I can only reconstruct this from vague memories, so excuse me if it is
garbled. I also wish I could remember where I read this, but there is no
chance of that.

Suppose you have a public key cryptosystem where the secret is the solution
to a (public) problem x from the class X. You want to be sure that applying
the secret key is at least as hard as finding that solution, otherwise
knowing that x is hard to solve is irrelevant.

To prove that, you find a reduction from X to applying the secret key.
Assuming x really is a hard, randomly chosen, instance of X, from a purely
computational viewpoint you have proven the system hard to break.

But suppose I can trick you into applying the secret key for me.
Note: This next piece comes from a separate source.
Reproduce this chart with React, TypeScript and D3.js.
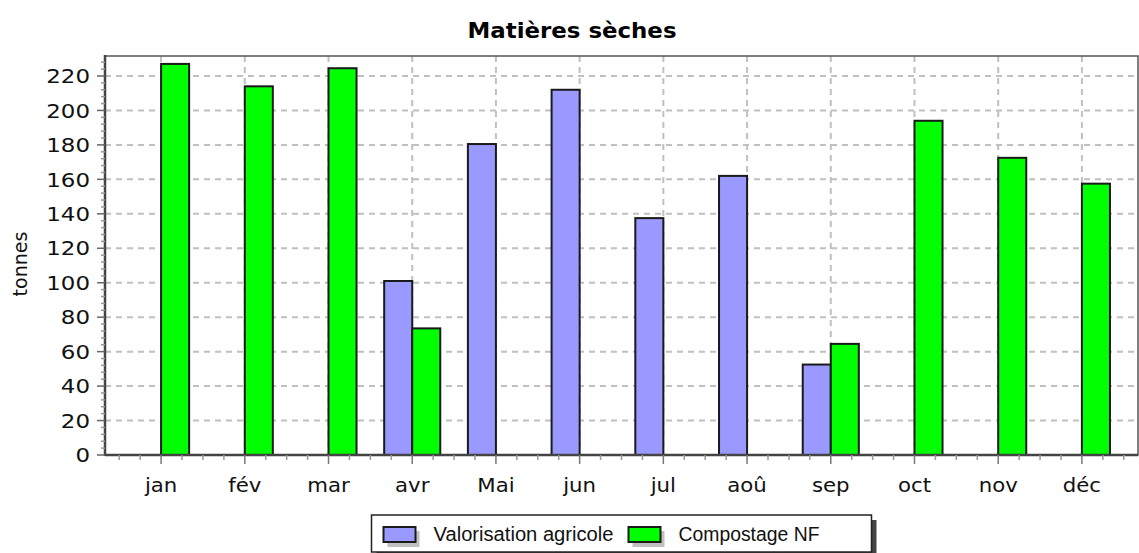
import * as d3 from "d3";

const months = ["jan", "fév", "mar", "avr", "Mai", "jun", "jul", "aoû", "sep", "oct", "nov", "déc"];
const valorisation = [null, null, null, 101, 180.5, 212, 137.5, 162, 52.5, null, null, null];
const compostage = [227, 214, 224.5, 73.5, null, null, null, null, 64.5, 194, 172.5, 157.5];
const seriesNames = ["Valorisation agricole", "Compostage NF"];
const seriesColors = ["#9999ff", "#00ff00"];
const yTicks = [0, 20, 40, 60, 80, 100, 120, 140, 160, 180, 200, 220];

const W = 1139;
const H = 553;
const left = 105;
const right = 1138;
const top = 56;
const bottom = 455;

const App = () => {
  const x = d3.scaleBand<string>().domain(months).range([left, right]).paddingInner(0).paddingOuter(0.17);
  const bw = x.bandwidth();
  const xs = d3.scaleBand<string>().domain(seriesNames).range([bw * 0.165, bw * 0.835]);
  const y = d3.scaleLinear().domain([0, 231.6]).range([bottom, top]);

  const series = [valorisation, compostage];
  const bars = series.flatMap((vals, si) =>
    vals.map((v, i) => ({ s: seriesNames[si], si, m: months[i], v })).filter((d) => d.v != null)
  );

  // minor ticks on x axis: quarter-steps across each band
  const xMinor = months.flatMap((m) => [0, 0.25, 0.75].map((f) => (x(m) as number) + f * bw));
  xMinor.push((x(months[months.length - 1]) as number) + bw);
  const yMinor = d3.range(0, 232, 4).filter((v) => v % 20 !== 0);

  const legendCx = (left + right) / 2;
  const lx = legendCx - 250;
  const ly = 515;
  const legendTextW = [180, 141];

  return (
    <svg
      width={W}
      height={H}
      style={{ position: "absolute", left: 0, top: 0, background: "#fff" }}
      fontFamily="DejaVu Sans, sans-serif"
    >
      <rect x={0} y={0} width={W} height={H} fill="#fff" />
      <text
        x={572}
        y={38}
        textAnchor="middle"
        fontWeight="bold"
        fontSize={21}
        fill="#000"
        textLength={209}
        lengthAdjust="spacingAndGlyphs"
      >
        Matières sèches
      </text>

      {/* grid */}
      <g stroke="#c0c0c0" strokeWidth={2} strokeDasharray="6 5">
        {yTicks.map((t) => (
          <line key={"h" + t} x1={left} x2={right} y1={y(t)} y2={y(t)} />
        ))}
        {months.map((m) => (
          <line
            key={"v" + m}
            x1={(x(m) as number) + bw / 2}
            x2={(x(m) as number) + bw / 2}
            y1={top}
            y2={bottom}
          />
        ))}
      </g>

      {/* bars */}
      <g stroke="#1a1a1a" strokeWidth={2}>
        {bars.map((d) => (
          <rect
            key={d.s + d.m}
            x={(x(d.m) as number) + (xs(d.s) as number)}
            y={y(d.v as number)}
            width={xs.bandwidth()}
            height={bottom - y(d.v as number)}
            fill={seriesColors[d.si]}
          />
        ))}
      </g>

      {/* frame */}
      <rect x={left} y={top} width={right - left} height={bottom - top} fill="none" stroke="#555" strokeWidth={1.5} />
      <line x1={left} x2={left} y1={top - 1} y2={bottom + 1} stroke="#444" strokeWidth={2.5} />
      <line x1={left} x2={right} y1={bottom} y2={bottom} stroke="#444" strokeWidth={2.5} />

      {/* y axis ticks */}
      <g stroke="#666" strokeWidth={1.5}>
        {yTicks.map((t) => (
          <line key={"yt" + t} x1={left - 8} x2={left} y1={y(t)} y2={y(t)} />
        ))}
        {yMinor.map((t) => (
          <line key={"ym" + t} x1={left - 4} x2={left} y1={y(t)} y2={y(t)} stroke="#999" />
        ))}
      </g>
      <g fontSize={20} fill="#111">
        {yTicks.map((t) => (
          <text
            key={"yl" + t}
            x={90}
            y={y(t)}
            textAnchor="end"
            dy="0.36em"
            textLength={String(t).length * 14.6}
            lengthAdjust="spacingAndGlyphs"
          >
            {t}
          </text>
        ))}
      </g>
      <text transform={`translate(27,264) rotate(-90)`} textAnchor="middle" fontSize={19} fill="#111">
        tonnes
      </text>

      {/* x axis ticks */}
      <g stroke="#999" strokeWidth={1.5}>
        {xMinor.map((v, i) => (
          <line key={"xm" + i} x1={v} x2={v} y1={bottom} y2={bottom + 5} />
        ))}
        {months.map((m) => (
          <line
            key={"xt" + m}
            x1={(x(m) as number) + bw / 2}
            x2={(x(m) as number) + bw / 2}
            y1={bottom}
            y2={bottom + 9}
            stroke="#777"
          />
        ))}
      </g>
      <g fontSize={19} fill="#111">
        {months.map((m) => (
          <text key={"xl" + m} transform={`translate(${(x(m) as number) + bw / 2},492) scale(1.12,1)`} textAnchor="middle">
            {m}
          </text>
        ))}
      </g>

      {/* legend */}
      <rect x={lx + 5} y={ly + 5} width={500} height={37} fill="#444" />
      <rect x={lx} y={ly} width={500} height={37} fill="#fff" stroke="#222" strokeWidth={1.5} />
      {seriesNames.map((s, i) => {
        const sx = i === 0 ? lx + 12 : lx + 257;
        return (
          <g key={"lg" + s}>
            <rect x={sx + 4} y={ly + 16} width={32} height={16} fill="#c0c0c0" />
            <rect x={sx} y={ly + 12} width={32} height={15} fill={seriesColors[i]} stroke="#1a1a1a" strokeWidth={2} />
            <text
              x={sx + 50}
              y={ly + 26}
              fontFamily="Liberation Sans, Arial, sans-serif"
              fontSize={20}
              fill="#111"
              textLength={legendTextW[i]}
              lengthAdjust="spacingAndGlyphs"
            >
              {s}
            </text>
          </g>
        );
      })}
    </svg>
  );
};

export default App;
I can
apply the reduction to x, let you apply the secret key, and you will tell
me the solution to x.

Depending on whether the secret key is being used for signing or
decryption, this is either a chosen plaintext or a chosen cyphertext attack.

You would have been much better off with a system where all attempts over a
long time to apply the secret key without knowing the solution to x had
failed, but no proof by reduction was known or considered likely.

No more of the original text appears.